Australian casino operator Crown Resorts now has a new boss in Ciarán Carruthers. As he gets started in just his first official week, the former Wynn Macau executive has reiterated that working with junkets is a thing of the past.
As a previous part of Wynn Resorts’ Asian operations, Carruthers knows the trouble junkets can bring. A Macau court told Wynn Macau last year that it was responsible for the six-figure debt its junket partner, Dore Entertainment, owed a gambler.
Before that, Wynn had already begun reducing its interaction with junkets. Carruthers is now going to continue that mindset as the new head of Crown.
Out With the Old
Carruthers, who was the CEO of Wynn Macau for five years, confirmed the company’s position in an interview with Australian media this week. He told The Age that it’s time to usher in a new era of business.
The “old junket model” is dead. Now, instead of focusing extensively on wealthy Chinese high rollers, Crown wants to attract tourists from everywhere. Carruthers also feels that the new business model should not rely as heavily on gambling. Instead, it should consider other reasons, such as entertainment and lodging, that travelers may want to visit the properties.
I think there’s probably been an overreliance on the Chinese tourists in Australia; they’ve been such an easy target for some of the casinos of the past. Though I have great confidence tourism will return as the international borders continue to open up, Crown will not be going down the path of the old junket model,” said new Crown CEO Carruthers.
Crown is still the subject of increased scrutiny in Australia for its previous practices. Money laundering, creative accounting and operational mismanagement across the country led to its downfall. It also opened the door for Blackstone to come in and purchase its assets, as well as to tap Carruthers to be its leader.
The company’s lack of internal integrity, as well as that of Star Entertainment, also led to the creation of new gaming regulators. These new bodies are watching Crown and Star closely to ensure they are fulfilling their promises to clean up their act.
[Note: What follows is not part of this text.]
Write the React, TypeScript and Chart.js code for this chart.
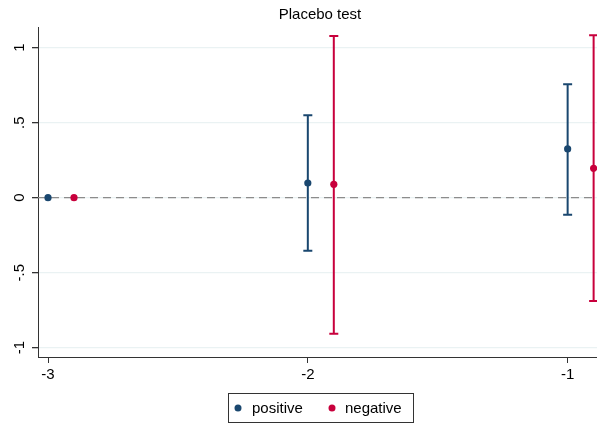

Crown had already agreed to break up with junkets. This was part of its attempt to show regulators that it was not the same company as before.
Not Out of the Woods Yet
As much as Crown wants to show that it is a reformed company, it’s still not getting everything right. A recent incident involving Wayne Carey and a white powder is a good example.
Carey, a former Australian Football League star and Hall of Famer, was at a Crown Perth gaming table last week. A bag of an unknown white substance fell out of his pocket and onto the table. Carey reacted quickly, telling casino personnel that the powder was only an anti-inflammatory.
That concluded any investigation, although Crown gave the former North Melbourne star a two-year ban. Because of the fallout, Carey has stated that he is considering suing Crown.
The head of the Western Australian Police, Commissioner Col Blanch, isn’t happy with the way everything transpired. He told a local radio station today that Crown had an obligation to confiscate the bag and contact the police. Because it didn’t, the property failed miserably.
Carey has a history of cocaine use, although he has previously stated that he no longer consumes. While Blanch would like to know what was in the bag, there is no longer any physical evidence police can investigate. As a result, any attempt to find out would only lead to a dead end.
If Crown wants to continue to show that it is serious about being a reformed company, incidents like these aren’t helping.